A recovery in the technology sector is inevitable in the long run, and these companies could lead the charge.

High inflation is causing consumers to tighten their belts this year, with staples like gas setting all-time highs on a price-per-gallon basis. It has prompted the Federal Reserve to take aggressive action, raising the benchmark interest rate by 50 basis points in May, which is double the typical 25-basis-point increase, in an attempt to cool prices. Higher rates have wreaked havoc on high-flying stocks in the technology sector, plunging the Nasdaq-100 index into a bear market as investors rein in their growth expectations.

While the short-term volatility is unsettling, it’s important to focus on the long run when investing. History is proof that bear markets don’t last forever, so now could be a great time to put money to work in heavily discounted stocks.
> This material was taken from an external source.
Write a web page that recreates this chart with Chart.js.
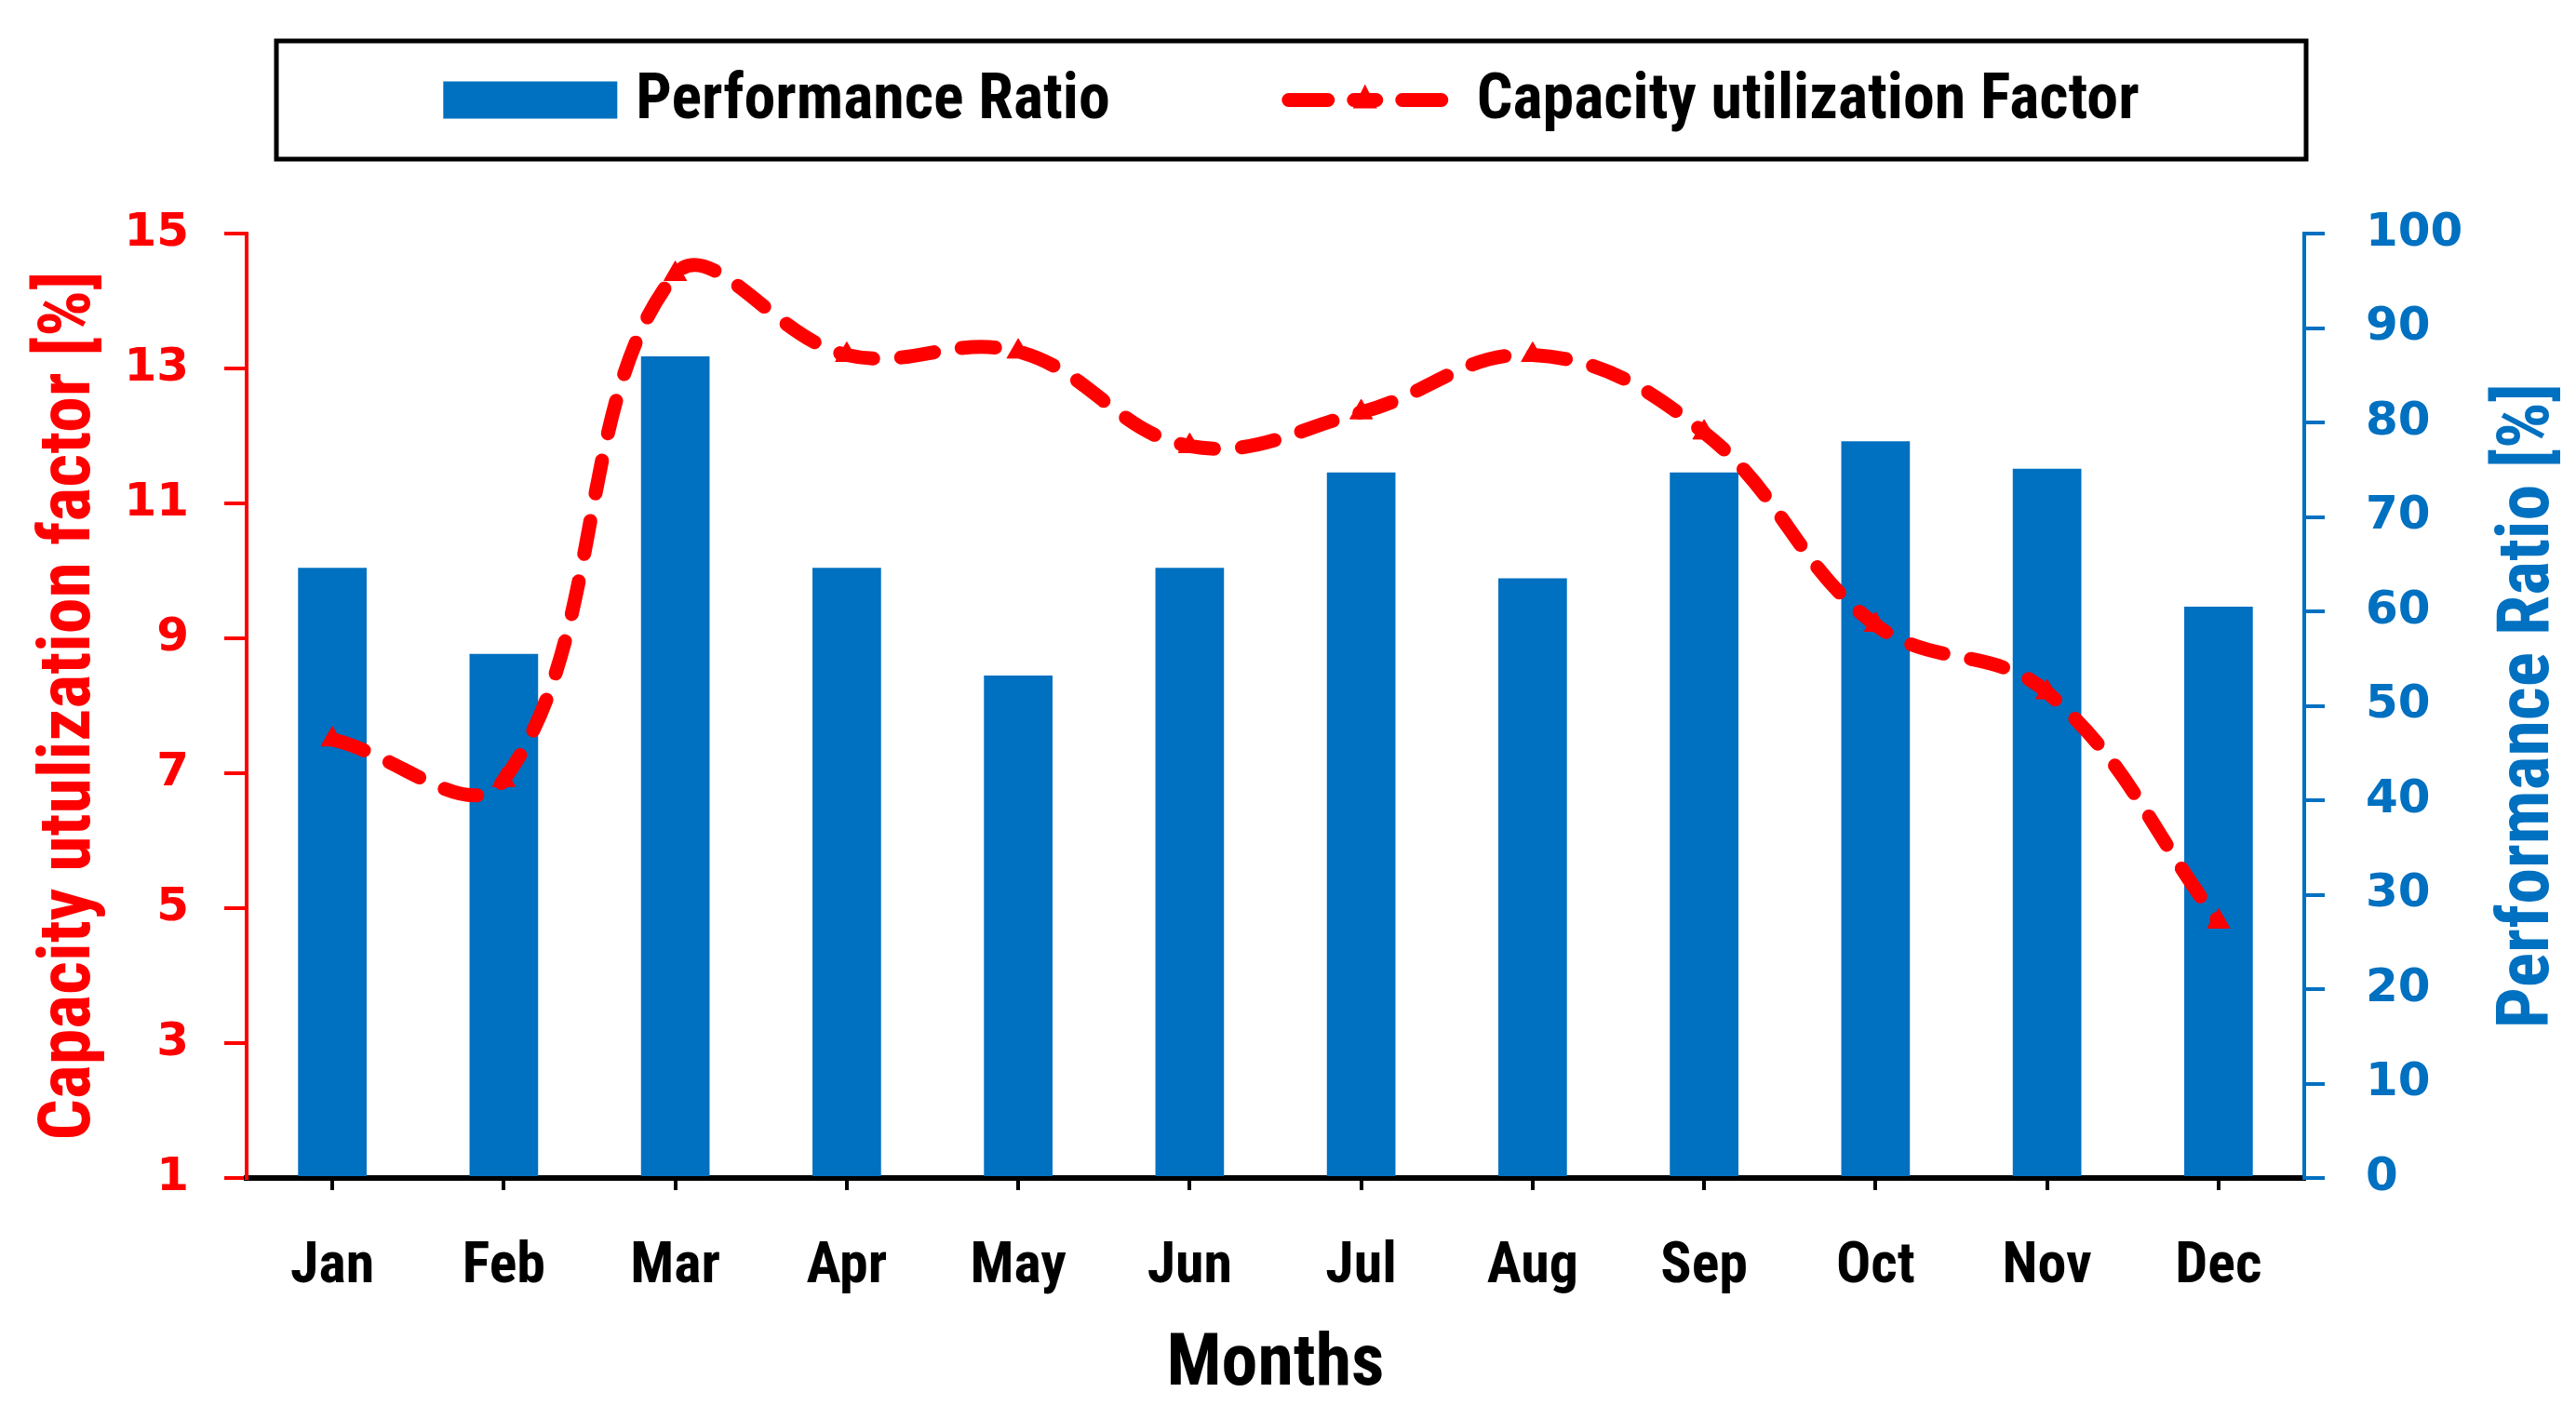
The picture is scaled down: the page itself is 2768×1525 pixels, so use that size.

A panel of three Motley Fool contributors have identified Fiserv ( FISV 0.59%), The Trade Desk ( TTD 8.30%), and Airbnb ( ABNB 3.92%) as potential leaders when the tech sector’s resurgence eventually happens. Here’s why. Image source: Getty Images. A silent achiever

Anthony Di Pizio (Fiserv): Fiserv doesn’t attract a great deal of attention, but the $63 billion giant is a dominant player in the payments industry. It doesn’t serve individual consumers directly, yet it has touch points with over 1 billion of them. The company provides financial technology solutions to merchants and financial institutions to help them accept and process payments and power their digital customer experiences.

Fiserv has built a client base of over 10,000 banks and financial institutions, and it helps them process 12,000 transactions every second. In addition, the company’s white label software powers the customer-facing online banking portals for many of its clients. But Fiserv’s largest segment is focused on helping 6 million merchants accept credit card payments in-store driven by its cloud-based Clover point-of-sale brand. It’s currently set to process $197 billion in transactions on an annualized basis.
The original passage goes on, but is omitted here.